→ What to work on:
Each line of the data that includes the string "with" is to be copied out.

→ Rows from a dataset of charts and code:

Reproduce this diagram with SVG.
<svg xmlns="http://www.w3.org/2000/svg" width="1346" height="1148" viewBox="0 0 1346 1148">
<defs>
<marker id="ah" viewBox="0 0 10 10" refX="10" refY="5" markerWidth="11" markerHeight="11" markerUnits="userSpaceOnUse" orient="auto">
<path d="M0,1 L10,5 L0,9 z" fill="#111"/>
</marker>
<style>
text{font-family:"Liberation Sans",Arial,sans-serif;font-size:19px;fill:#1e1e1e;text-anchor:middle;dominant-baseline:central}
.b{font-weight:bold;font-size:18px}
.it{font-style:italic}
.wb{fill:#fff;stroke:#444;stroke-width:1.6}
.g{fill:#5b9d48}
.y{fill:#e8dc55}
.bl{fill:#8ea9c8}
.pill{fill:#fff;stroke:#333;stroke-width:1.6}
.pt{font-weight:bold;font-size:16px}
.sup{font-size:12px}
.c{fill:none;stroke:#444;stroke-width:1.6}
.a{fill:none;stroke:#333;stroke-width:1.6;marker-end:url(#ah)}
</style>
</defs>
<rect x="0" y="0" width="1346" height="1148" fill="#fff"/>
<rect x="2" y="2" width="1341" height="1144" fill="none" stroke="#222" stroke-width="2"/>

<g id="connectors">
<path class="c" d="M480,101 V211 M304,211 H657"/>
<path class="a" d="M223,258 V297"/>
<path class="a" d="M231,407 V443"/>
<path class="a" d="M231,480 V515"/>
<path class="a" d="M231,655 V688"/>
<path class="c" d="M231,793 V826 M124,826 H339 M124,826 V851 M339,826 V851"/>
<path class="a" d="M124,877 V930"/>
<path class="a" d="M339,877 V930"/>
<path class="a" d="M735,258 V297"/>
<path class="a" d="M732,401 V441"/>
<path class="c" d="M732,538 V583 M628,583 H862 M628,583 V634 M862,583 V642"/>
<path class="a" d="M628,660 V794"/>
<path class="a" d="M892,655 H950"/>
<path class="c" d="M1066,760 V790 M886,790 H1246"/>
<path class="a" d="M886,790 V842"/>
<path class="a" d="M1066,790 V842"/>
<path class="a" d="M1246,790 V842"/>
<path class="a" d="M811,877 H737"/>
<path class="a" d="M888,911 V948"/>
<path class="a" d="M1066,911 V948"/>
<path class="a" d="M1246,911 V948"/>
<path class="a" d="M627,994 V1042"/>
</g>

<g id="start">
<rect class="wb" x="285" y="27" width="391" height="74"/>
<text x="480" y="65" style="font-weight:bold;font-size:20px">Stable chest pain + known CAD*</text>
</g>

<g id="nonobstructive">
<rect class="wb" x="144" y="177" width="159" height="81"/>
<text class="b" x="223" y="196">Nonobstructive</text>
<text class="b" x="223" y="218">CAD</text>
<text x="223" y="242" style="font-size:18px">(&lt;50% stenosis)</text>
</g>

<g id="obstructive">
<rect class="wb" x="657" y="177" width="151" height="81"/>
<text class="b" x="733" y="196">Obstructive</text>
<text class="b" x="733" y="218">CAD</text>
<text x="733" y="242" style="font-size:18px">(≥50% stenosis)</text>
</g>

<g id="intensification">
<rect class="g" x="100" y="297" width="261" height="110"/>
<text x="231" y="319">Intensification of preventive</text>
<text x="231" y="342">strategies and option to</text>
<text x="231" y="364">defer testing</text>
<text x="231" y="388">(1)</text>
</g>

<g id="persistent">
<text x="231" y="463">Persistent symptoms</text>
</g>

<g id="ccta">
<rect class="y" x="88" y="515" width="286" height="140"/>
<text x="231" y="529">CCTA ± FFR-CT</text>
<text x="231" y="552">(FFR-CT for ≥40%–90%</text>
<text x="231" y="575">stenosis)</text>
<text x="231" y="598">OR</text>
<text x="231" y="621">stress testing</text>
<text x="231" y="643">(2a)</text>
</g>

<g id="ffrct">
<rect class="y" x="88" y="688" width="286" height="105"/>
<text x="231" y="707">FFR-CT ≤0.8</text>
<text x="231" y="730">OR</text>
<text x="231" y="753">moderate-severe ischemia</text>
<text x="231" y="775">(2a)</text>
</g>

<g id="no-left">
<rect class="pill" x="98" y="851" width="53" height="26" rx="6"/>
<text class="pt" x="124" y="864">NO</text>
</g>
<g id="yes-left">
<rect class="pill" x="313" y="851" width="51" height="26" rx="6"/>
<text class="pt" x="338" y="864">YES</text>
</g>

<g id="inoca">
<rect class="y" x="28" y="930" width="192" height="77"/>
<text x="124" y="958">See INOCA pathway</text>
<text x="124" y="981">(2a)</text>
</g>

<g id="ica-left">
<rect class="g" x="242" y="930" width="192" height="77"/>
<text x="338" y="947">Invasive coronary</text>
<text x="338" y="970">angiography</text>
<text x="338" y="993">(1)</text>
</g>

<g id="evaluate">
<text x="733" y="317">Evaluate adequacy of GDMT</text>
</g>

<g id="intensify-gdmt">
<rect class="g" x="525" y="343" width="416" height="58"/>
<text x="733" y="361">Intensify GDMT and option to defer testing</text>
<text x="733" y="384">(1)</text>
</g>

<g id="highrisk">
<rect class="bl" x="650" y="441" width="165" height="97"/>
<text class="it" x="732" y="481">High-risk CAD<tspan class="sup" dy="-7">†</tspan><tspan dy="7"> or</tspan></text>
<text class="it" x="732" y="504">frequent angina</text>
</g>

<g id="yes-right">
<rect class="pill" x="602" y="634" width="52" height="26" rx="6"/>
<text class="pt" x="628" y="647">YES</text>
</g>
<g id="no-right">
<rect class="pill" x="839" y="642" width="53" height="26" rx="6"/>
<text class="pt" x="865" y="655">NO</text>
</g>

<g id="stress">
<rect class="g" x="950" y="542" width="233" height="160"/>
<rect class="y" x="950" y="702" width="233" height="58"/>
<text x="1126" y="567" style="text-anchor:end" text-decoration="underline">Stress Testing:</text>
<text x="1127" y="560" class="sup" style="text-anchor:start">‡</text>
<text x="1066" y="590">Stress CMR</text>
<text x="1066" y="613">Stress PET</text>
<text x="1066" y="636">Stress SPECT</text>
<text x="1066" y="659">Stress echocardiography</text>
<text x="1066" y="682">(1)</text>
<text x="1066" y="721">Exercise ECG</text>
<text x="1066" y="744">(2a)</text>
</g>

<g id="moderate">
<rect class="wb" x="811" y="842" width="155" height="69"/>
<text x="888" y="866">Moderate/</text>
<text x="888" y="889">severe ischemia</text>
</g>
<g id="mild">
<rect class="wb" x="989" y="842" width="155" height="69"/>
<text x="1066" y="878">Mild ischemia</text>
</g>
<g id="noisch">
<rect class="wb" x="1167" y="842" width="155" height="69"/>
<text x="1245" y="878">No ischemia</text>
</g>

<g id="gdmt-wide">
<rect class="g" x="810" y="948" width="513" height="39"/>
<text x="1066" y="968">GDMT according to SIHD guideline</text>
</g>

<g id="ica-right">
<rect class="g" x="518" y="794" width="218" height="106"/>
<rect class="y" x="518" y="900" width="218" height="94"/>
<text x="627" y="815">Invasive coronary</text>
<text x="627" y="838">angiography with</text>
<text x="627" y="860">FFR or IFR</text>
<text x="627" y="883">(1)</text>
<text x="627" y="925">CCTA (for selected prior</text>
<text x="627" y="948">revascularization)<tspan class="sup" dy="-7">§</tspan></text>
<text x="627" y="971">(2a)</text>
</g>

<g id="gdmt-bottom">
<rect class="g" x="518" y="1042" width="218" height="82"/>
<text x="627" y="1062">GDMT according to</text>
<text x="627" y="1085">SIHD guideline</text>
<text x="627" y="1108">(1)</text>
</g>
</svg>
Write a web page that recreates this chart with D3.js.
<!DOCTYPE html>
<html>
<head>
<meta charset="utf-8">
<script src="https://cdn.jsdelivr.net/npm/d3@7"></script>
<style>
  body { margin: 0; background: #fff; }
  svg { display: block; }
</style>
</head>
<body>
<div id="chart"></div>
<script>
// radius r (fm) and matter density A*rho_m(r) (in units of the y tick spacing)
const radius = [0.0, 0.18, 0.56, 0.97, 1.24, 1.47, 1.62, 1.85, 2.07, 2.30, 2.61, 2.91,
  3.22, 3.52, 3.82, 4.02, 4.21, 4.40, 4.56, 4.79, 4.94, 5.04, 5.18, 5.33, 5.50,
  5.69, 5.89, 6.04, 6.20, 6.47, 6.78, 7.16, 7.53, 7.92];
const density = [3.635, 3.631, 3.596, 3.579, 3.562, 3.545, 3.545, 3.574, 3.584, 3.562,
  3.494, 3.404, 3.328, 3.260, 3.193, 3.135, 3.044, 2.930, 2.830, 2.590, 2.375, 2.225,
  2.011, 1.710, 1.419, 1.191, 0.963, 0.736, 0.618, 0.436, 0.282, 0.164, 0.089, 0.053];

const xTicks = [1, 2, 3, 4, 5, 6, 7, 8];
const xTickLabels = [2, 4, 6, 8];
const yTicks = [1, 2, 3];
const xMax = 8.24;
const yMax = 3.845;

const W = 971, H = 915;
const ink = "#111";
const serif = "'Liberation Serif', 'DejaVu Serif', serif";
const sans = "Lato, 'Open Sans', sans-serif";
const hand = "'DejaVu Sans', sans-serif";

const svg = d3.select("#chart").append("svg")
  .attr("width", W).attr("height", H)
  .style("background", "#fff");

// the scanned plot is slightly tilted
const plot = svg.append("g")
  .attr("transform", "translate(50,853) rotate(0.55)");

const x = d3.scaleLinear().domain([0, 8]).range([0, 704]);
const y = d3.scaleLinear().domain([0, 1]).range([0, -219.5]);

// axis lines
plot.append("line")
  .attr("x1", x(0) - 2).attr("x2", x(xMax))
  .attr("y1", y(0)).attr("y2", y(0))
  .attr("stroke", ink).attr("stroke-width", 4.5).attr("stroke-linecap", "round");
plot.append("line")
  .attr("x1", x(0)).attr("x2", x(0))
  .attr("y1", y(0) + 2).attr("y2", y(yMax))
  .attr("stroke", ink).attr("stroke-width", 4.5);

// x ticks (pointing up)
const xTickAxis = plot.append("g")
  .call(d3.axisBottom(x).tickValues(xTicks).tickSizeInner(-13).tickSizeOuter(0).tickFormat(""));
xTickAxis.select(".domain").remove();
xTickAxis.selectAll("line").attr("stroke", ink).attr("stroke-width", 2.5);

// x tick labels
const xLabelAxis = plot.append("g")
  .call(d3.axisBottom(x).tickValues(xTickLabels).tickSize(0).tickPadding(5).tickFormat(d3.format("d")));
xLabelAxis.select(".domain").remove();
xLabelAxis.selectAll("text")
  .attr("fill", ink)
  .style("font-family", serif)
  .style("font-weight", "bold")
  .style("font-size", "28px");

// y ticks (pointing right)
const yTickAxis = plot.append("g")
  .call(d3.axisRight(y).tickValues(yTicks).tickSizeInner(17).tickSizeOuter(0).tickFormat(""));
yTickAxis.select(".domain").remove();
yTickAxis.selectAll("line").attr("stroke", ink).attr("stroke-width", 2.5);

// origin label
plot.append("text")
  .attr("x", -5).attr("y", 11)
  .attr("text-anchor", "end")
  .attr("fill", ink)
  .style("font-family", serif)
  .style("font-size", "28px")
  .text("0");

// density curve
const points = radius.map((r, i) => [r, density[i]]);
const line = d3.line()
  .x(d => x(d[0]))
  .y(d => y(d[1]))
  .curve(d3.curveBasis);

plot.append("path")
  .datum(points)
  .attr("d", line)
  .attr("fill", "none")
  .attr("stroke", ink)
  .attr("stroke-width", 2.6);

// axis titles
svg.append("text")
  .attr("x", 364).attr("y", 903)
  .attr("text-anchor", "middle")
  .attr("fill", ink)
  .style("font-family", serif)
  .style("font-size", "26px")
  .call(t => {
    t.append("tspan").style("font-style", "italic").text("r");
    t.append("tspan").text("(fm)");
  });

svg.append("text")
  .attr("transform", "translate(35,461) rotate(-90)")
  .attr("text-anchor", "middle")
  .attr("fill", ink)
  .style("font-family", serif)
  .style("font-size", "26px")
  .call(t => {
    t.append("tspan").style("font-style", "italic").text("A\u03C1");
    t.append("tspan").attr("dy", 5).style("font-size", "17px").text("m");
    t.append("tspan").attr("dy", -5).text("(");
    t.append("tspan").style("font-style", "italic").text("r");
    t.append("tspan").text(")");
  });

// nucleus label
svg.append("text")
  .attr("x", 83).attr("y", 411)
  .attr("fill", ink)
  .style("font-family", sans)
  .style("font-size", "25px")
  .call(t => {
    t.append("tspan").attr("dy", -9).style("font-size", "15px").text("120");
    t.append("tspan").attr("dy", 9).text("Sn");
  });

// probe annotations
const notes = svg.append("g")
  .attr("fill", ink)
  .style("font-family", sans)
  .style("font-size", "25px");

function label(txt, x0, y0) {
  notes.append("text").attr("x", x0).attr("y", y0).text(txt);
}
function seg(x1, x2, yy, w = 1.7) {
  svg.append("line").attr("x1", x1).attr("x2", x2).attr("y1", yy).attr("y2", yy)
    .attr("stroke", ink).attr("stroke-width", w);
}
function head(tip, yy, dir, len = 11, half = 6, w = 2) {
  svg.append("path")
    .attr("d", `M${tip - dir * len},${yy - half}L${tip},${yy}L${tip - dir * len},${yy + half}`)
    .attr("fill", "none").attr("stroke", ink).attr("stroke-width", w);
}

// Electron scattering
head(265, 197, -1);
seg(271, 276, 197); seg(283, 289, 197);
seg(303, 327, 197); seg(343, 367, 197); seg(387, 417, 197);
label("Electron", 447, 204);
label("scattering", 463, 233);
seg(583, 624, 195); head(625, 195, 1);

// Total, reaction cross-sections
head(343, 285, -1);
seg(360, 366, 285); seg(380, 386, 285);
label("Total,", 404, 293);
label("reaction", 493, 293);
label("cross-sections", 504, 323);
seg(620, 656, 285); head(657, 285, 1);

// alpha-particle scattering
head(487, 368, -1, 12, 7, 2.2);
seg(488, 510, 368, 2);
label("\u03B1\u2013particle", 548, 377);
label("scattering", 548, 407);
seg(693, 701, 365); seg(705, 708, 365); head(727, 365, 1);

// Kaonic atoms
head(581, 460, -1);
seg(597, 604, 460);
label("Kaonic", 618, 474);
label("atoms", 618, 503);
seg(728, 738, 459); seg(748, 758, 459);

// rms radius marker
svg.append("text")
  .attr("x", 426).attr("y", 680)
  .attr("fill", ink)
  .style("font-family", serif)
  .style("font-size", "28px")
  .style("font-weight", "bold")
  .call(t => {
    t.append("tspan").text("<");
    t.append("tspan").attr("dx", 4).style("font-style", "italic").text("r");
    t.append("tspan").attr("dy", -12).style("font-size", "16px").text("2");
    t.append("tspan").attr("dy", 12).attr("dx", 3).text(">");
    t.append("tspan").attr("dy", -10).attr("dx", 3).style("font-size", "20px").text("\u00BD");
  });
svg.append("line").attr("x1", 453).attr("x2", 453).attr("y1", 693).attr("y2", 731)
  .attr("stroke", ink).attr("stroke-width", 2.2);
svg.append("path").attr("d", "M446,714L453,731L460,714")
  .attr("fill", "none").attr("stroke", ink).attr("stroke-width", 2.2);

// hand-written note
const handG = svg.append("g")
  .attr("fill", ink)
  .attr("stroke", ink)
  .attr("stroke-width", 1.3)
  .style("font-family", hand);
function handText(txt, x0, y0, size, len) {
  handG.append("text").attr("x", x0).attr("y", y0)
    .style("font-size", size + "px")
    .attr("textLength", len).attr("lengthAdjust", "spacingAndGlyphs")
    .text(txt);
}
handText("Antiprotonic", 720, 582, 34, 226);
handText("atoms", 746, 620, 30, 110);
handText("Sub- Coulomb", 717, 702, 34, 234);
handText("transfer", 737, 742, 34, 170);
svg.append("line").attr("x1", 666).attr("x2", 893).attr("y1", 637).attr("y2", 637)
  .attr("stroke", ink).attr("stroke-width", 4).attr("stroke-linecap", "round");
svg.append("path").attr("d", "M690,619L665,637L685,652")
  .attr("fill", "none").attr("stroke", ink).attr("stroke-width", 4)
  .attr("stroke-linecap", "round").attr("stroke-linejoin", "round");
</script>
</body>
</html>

→ Problem solution:
Reproduce this diagram with SVG.
<text x="627" y="838">angiography with</text>
Write a web page that recreates this chart with D3.js.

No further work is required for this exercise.